A popularidade de uma mídia como a pintura também está se igualando à dos produtos eletrônicos e à diversão da reprodução de imagens e vídeo, aliada a sua transmissão. Isso começou à medida que a pintura se distanciou da arquitetura e aproximou-se de suportes mais móveis, como as molduras. Neste período de aceleração histórica, o vídeo é uma mídia muito rápida, e sua aplicação não se restringe às artes plásticas!


4- Qual seria o projeto de seus sonhos para ser realizado no Brasil?

Essa pergunta é extremamente difícil! Se não tivesse limites ou restrições, adoraria realizar uma série de trabalhos no Brasil. A obra seria principalmente em vídeo, mas também teria elementos de arquitetura. Gostaria de criar uma obra voltada para a maneira como os corpos reagem a diferentes ambientes no país. Um dos ambientes onde eu teria muito interesse em trabalhar seria Brasília.
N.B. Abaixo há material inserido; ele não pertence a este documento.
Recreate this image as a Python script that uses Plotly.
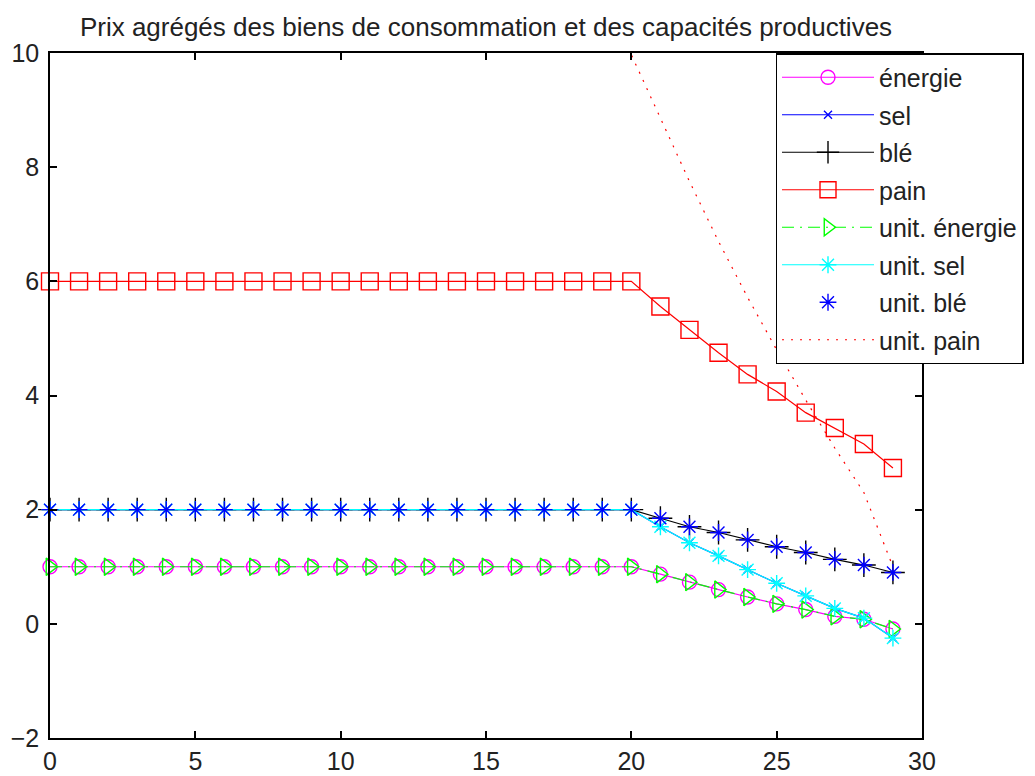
import plotly.graph_objects as go

# periods
periods = list(range(30))

# aggregated prices
energie = [1.0, 1.0, 1.0, 1.0, 1.0, 1.0, 1.0, 1.0, 1.0, 1.0,
           1.0, 1.0, 1.0, 1.0, 1.0, 1.0, 1.0, 1.0, 1.0, 1.0,
           1.0, 0.87, 0.73, 0.60, 0.47, 0.35, 0.25, 0.13, 0.08, -0.09]
sel = [2.0, 2.0, 2.0, 2.0, 2.0, 2.0, 2.0, 2.0, 2.0, 2.0,
       2.0, 2.0, 2.0, 2.0, 2.0, 2.0, 2.0, 2.0, 2.0, 2.0,
       2.0, 1.70, 1.42, 1.19, 0.95, 0.71, 0.49, 0.27, 0.10, -0.25]
ble = [2.0, 2.0, 2.0, 2.0, 2.0, 2.0, 2.0, 2.0, 2.0, 2.0,
       2.0, 2.0, 2.0, 2.0, 2.0, 2.0, 2.0, 2.0, 2.0, 2.0,
       2.0, 1.85, 1.70, 1.60, 1.47, 1.35, 1.25, 1.13, 1.03, 0.90]
pain = [6.0, 6.0, 6.0, 6.0, 6.0, 6.0, 6.0, 6.0, 6.0, 6.0,
        6.0, 6.0, 6.0, 6.0, 6.0, 6.0, 6.0, 6.0, 6.0, 6.0,
        6.0, 5.56, 5.15, 4.75, 4.37, 4.07, 3.70, 3.43, 3.15, 2.73]

# unit prices of productive capacities
unit_energie = [1.0, 1.0, 1.0, 1.0, 1.0, 1.0, 1.0, 1.0, 1.0, 1.0,
                1.0, 1.0, 1.0, 1.0, 1.0, 1.0, 1.0, 1.0, 1.0, 1.0,
                1.0, 0.87, 0.73, 0.60, 0.47, 0.35, 0.25, 0.13, 0.08, -0.09]
unit_sel = [2.0, 2.0, 2.0, 2.0, 2.0, 2.0, 2.0, 2.0, 2.0, 2.0,
            2.0, 2.0, 2.0, 2.0, 2.0, 2.0, 2.0, 2.0, 2.0, 2.0,
            2.0, 1.70, 1.42, 1.19, 0.95, 0.71, 0.49, 0.27, 0.10, -0.25]
unit_ble = [2.0, 2.0, 2.0, 2.0, 2.0, 2.0, 2.0, 2.0, 2.0, 2.0,
            2.0, 2.0, 2.0, 2.0, 2.0, 2.0, 2.0, 2.0, 2.0, 2.0,
            2.0, 1.85, 1.70, 1.60, 1.47, 1.35, 1.25, 1.13, 1.03, 0.90]
unit_pain = [10.2, 10.2, 10.2, 10.2, 10.2, 10.2, 10.2, 10.2, 10.2, 10.2,
             10.2, 10.2, 10.2, 10.2, 10.2, 10.2, 10.2, 10.2, 10.2, 10.2,
             9.97, 8.85, 7.75, 6.70, 5.72, 4.80, 3.92, 3.08, 2.30, 1.00]

FONT = "Liberation Sans"

fig = go.Figure()


def add(name, y, color, symbol=None, size=12, dash="solid", mode="lines+markers", clip=False):
    marker = dict(color=color, size=size, symbol=symbol,
                  line=dict(color=color, width=1.4)) if symbol else None
    fig.add_trace(go.Scatter(
        x=periods, y=y, name=name, mode=mode if symbol else "lines",
        line=dict(color=color, width=1.2, dash=dash),
        marker=marker, cliponaxis=clip, legendgroup=name,
    ))


add("énergie", energie, "#ff00ff", "circle-open", 14)
add("sel", sel, "#0000ff", "x-thin-open", 8)
add("blé", ble, "#000000", "cross-thin-open", 17)
add("pain", pain, "#ff0000", "square-open", 17)
add("unit. énergie", unit_energie, "#00ff00", "triangle-right-open", 15, dash="12px,6px,2px,6px")
add("unit. sel", unit_sel, "#00ffff", "asterisk-open", 14)
add("unit. blé", unit_ble, "#0000ff", "asterisk-open", 14, mode="markers")
add("unit. pain", unit_pain, "#ff0000", dash="2px,7px", clip=True)

axis_style = dict(
    showline=True, linecolor="black", linewidth=1.5, mirror="ticks",
    ticks="inside", ticklen=7, tickcolor="black", tickwidth=1.5,
    showgrid=False, zeroline=False, automargin=False,
    tickfont=dict(family=FONT, size=25, color="#222222"),
)

# page body has an 8px margin, so the figure is offset by 8px
fig.update_layout(
    width=1027, height=768,
    paper_bgcolor="white", plot_bgcolor="white",
    margin=dict(l=42, r=113, t=45, b=38, autoexpand=False),
    title=dict(text="Prix agrégés des biens de consommation et des capacités productives",
               font=dict(family=FONT, size=26, color="#222222"),
               x=0.5, xref="paper", xanchor="center", y=0.975, yanchor="middle"),
    xaxis=dict(range=[0, 30], tickvals=[0, 5, 10, 15, 20, 25, 30], ticklabelstandoff=0, **axis_style),
    yaxis=dict(range=[-2, 10], tickvals=[-2, 0, 2, 4, 6, 8, 10], ticklabelstandoff=4, **axis_style),
    legend=dict(x=0.832, y=1, xanchor="left", yanchor="top",
                bgcolor="white", bordercolor="black", borderwidth=1.5,
                font=dict(family=FONT, size=25, color="#222222"),
                itemwidth=92, tracegroupgap=2),
    showlegend=True,
)

fig.write_html("out.html")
Gostaria muito de gravar um vídeo com manobras de skate de altíssimo risco na capital brasileira. Acho que Niemeyer criou uma pista de skate sem saber, e gostaria de trabalhar em Brasília durante um período longo de tempo, com uma comunidade de skatistas locais e internacionais. Seria uma continuação do trabalho que produzi em São Paulo com Oggy de Souza. Mas, é claro, eu também tenho interesse em formas de movimento como a capoeira, a dança e a arte de rua, surfe, parkour, escalada livre, trekking de sobrevivência etc. Gostaria de estudar a relação que os corpos têm com uma ampla variedade de espaços no Brasil.

Seria uma obra extensa, mas por causa do tamanho do país, e da diversidade e do volume de atividade nesses setores, só poderia me concentrar em fragmentos. Seriam fragmentos maravilhosos, com certeza!